The election of Australia's new prime minister means there's an opportunity for changes in the trans-Tasman relationship.

It's already got off to a good start. Anthony Albanese kept the Labor faithful waiting on Saturday night, because he was taking a phone call from Jacinda Ardern.

The prime minister says she called Australia's new prime minister-elect as he was preparing to address his supporters.

"It was a warm conversation and I'm really looking forward to formally meeting with him soon," she said in a statement.

"Australia is our most important partner, our only official ally and single economic market relationship, and I believe our countries will work even more closely together in these tumultuous times."

New Zealand and Australia might be mates but the relationship has taken a frosty turn of late, over Australia's501 deportation policy.

"I've been absolutely clear, this is corrosive to our relationship," said Ardern in 2020.

She was standing right next to a grinning Scott Morrison, and taking him to task over the policy.

"We have a simple request: send back Kiwis, genuine Kiwis. Do not deport your people, and your problems," she said.

501 advocate Filipa Payne said the Morrison government used deportees as a political football.

"Any time they want to get any community support, they'd amend the legislation.

"I pray Labor comes in and amends it so that it can now be implemented with fairness, with humanity, and with respect and dignity for people that it's impacting on."

Payne said Australia was not our closest ally at all.

"No, I think they were our closest enemy. Australia is damaging our country daily, we just have to look at the lack of support that deportees are getting in New Zealand, what it's doing on our society, but also the brutality that Australia implements in those detention centres is causing global damage."

Morrison was preparing to introduce new legislation to strengthen the so-called 'character test,' making it harder for deportees to appeal.

The bill was passed in Australia's lower house, with Labor's support. But the Australian Senate didn't have a chance to debate it before the election was called, and now Morrison is out.

Payne believes Albanese's win is promising, and has high hopes and expectations.

But there is little sign yet that he will end the policy, or relist the bill.

"Section 501 applies for breaches of people who are on visas, and if people commit serious offences then action should be taken in Australia's national interests," Albanese said earlier this month.

And then there's AUKUS. New Zealand was left out of the new security partnership between Australia, the UK, and the US last year.

ACT's foreign policy spokesperson Brooke van Velden said a new leader is an opportunity to strengthen our ties when it comes to defence.

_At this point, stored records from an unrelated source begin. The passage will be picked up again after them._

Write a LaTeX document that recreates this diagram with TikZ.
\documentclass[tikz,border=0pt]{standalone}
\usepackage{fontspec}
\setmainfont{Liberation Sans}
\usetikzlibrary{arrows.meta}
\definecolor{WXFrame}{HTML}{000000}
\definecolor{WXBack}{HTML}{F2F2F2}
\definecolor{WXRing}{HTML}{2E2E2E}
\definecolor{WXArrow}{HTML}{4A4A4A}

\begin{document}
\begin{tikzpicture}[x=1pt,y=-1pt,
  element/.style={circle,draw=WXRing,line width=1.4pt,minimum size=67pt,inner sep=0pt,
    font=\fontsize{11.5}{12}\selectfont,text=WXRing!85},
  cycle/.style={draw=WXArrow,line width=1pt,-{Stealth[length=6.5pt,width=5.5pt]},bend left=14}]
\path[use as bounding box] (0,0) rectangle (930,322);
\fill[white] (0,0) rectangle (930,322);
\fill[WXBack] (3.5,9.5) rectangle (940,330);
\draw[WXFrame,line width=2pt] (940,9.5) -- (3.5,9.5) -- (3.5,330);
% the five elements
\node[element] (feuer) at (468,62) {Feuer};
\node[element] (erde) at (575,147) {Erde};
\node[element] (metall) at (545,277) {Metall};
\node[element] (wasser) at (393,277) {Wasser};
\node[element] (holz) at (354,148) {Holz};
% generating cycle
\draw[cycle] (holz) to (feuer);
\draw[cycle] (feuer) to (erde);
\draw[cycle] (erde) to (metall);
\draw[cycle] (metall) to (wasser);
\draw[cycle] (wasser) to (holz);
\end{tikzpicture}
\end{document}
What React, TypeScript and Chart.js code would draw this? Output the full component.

"New Zealand needs to play its part in the Pacific too. Our hope as the ACT party is that this new government in Australia will be a reset for our relationship.

"We really need to work together to show we are committed to peace and security in the Pacific."

It's not just Australian Labor toasting success.

The Australian Greens had their best-ever election result, and could hold the balance of power in the Senate.

Greens co-leader James Shaw said his Aussie counterparts finally have a chance to use their voice.

"It's absolutely critical. The Australian Green Party has been very, very strong in leading on climate change, they just haven't been in a position to be able to exert influence over a government until now."

How much influence they will have is unclear. Albanese has pledged to make Australia a renewable energy superpower, but also supports new coal mines.

Last week the New Zealand government revealed its Emissions Reduction Plan. Shaw said there is an opportunity for us to share our experience.

"I think what we can do is work with the Australians and say 'look, here's been our recent experience and that seems to be gaining some momentum and some traction now, are there things we might be able to share that get us both on the same page?'"

A wishlist for Australia's new leader, from its neighbour.